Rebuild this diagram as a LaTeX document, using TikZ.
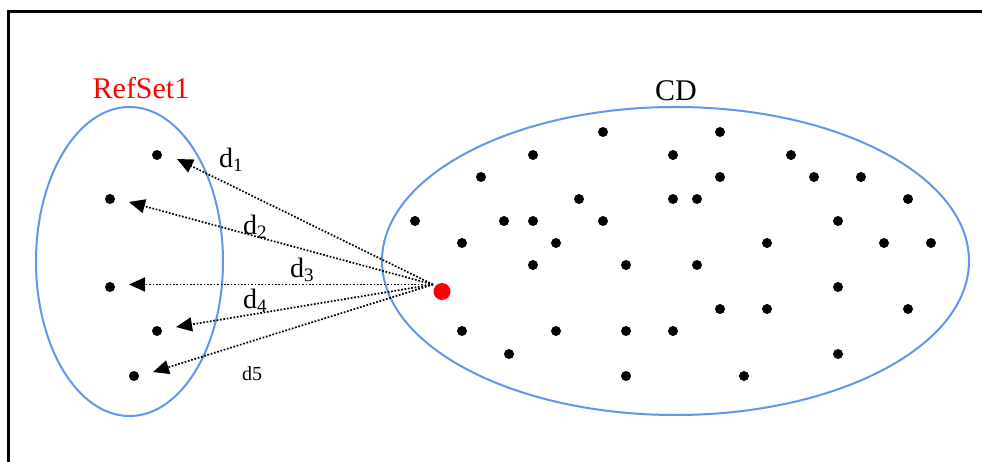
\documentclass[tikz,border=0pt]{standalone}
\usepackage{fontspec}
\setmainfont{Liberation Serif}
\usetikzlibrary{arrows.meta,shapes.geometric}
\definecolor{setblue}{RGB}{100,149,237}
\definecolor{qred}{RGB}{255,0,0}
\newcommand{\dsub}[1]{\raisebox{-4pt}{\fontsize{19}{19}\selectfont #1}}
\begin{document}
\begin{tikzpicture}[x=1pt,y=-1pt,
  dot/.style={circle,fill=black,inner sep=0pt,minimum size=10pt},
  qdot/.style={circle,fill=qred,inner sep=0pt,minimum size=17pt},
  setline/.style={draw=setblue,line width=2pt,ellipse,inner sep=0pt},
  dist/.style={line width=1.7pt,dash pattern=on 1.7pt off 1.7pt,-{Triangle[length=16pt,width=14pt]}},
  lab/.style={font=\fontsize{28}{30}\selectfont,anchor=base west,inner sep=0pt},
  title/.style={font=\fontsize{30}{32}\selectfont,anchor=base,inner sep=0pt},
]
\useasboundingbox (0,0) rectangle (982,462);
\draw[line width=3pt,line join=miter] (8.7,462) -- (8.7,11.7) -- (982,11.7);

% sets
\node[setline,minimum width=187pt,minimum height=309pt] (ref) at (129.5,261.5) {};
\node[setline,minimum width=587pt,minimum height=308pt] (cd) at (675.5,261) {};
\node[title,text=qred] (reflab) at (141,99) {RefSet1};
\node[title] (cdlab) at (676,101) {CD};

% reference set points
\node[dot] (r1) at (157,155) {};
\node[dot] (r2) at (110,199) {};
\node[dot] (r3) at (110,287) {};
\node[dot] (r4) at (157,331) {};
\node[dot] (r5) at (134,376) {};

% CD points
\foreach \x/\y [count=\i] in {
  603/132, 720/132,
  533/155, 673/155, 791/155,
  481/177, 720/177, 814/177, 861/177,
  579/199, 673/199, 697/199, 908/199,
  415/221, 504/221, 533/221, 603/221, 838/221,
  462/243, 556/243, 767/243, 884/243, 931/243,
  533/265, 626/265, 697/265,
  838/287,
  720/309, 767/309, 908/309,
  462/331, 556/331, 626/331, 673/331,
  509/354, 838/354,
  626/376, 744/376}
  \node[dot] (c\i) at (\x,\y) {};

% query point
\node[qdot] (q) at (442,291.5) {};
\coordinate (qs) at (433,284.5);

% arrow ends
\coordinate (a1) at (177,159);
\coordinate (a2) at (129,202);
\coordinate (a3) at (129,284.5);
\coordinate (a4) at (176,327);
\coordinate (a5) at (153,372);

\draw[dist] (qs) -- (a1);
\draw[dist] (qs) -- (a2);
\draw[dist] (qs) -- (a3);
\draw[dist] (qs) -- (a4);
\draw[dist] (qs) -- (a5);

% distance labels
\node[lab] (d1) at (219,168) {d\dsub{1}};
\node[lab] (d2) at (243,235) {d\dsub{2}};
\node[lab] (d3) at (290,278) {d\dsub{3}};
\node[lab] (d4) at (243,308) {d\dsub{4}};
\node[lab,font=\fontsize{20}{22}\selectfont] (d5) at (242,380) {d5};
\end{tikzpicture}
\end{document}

▸ **Brief**: Exclude every picture and copy the remaining data exactly.

▸ **Task response**:
Rebuild this diagram as a LaTeX document, using TikZ.
\documentclass[tikz,border=0pt]{standalone}
\usepackage{fontspec}
\setmainfont{Liberation Serif}
\usetikzlibrary{arrows.meta,shapes.geometric}
\definecolor{setblue}{RGB}{100,149,237}
\definecolor{qred}{RGB}{255,0,0}
\newcommand{\dsub}[1]{\raisebox{-4pt}{\fontsize{19}{19}\selectfont #1}}
\begin{document}
\begin{tikzpicture}[x=1pt,y=-1pt,
  dot/.style={circle,fill=black,inner sep=0pt,minimum size=10pt},
  qdot/.style={circle,fill=qred,inner sep=0pt,minimum size=17pt},
  setline/.style={draw=setblue,line width=2pt,ellipse,inner sep=0pt},
  dist/.style={line width=1.7pt,dash pattern=on 1.7pt off 1.7pt,-{Triangle[length=16pt,width=14pt]}},
  lab/.style={font=\fontsize{28}{30}\selectfont,anchor=base west,inner sep=0pt},
  title/.style={font=\fontsize{30}{32}\selectfont,anchor=base,inner sep=0pt},
]
\useasboundingbox (0,0) rectangle (982,462);
\draw[line width=3pt,line join=miter] (8.7,462) -- (8.7,11.7) -- (982,11.7);

% sets
\node[setline,minimum width=187pt,minimum height=309pt] (ref) at (129.5,261.5) {};
\node[setline,minimum width=587pt,minimum height=308pt] (cd) at (675.5,261) {};
\node[title,text=qred] (reflab) at (141,99) {RefSet1};
\node[title] (cdlab) at (676,101) {CD};

% reference set points
\node[dot] (r1) at (157,155) {};
\node[dot] (r2) at (110,199) {};
\node[dot] (r3) at (110,287) {};
\node[dot] (r4) at (157,331) {};
\node[dot] (r5) at (134,376) {};

% CD points
\foreach \x/\y [count=\i] in {
  603/132, 720/132,
  533/155, 673/155, 791/155,
  481/177, 720/177, 814/177, 861/177,
  579/199, 673/199, 697/199, 908/199,
  415/221, 504/221, 533/221, 603/221, 838/221,
  462/243, 556/243, 767/243, 884/243, 931/243,
  533/265, 626/265, 697/265,
  838/287,
  720/309, 767/309, 908/309,
  462/331, 556/331, 626/331, 673/331,
  509/354, 838/354,
  626/376, 744/376}
  \node[dot] (c\i) at (\x,\y) {};

% query point
\node[qdot] (q) at (442,291.5) {};
\coordinate (qs) at (433,284.5);

% arrow ends
\coordinate (a1) at (177,159);
\coordinate (a2) at (129,202);
\coordinate (a3) at (129,284.5);
\coordinate (a4) at (176,327);
\coordinate (a5) at (153,372);

\draw[dist] (qs) -- (a1);
\draw[dist] (qs) -- (a2);
\draw[dist] (qs) -- (a3);
\draw[dist] (qs) -- (a4);
\draw[dist] (qs) -- (a5);

% distance labels
\node[lab] (d1) at (219,168) {d\dsub{1}};
\node[lab] (d2) at (243,235) {d\dsub{2}};
\node[lab] (d3) at (290,278) {d\dsub{3}};
\node[lab] (d4) at (243,308) {d\dsub{4}};
\node[lab,font=\fontsize{20}{22}\selectfont] (d5) at (242,380) {d5};
\end{tikzpicture}
\end{document}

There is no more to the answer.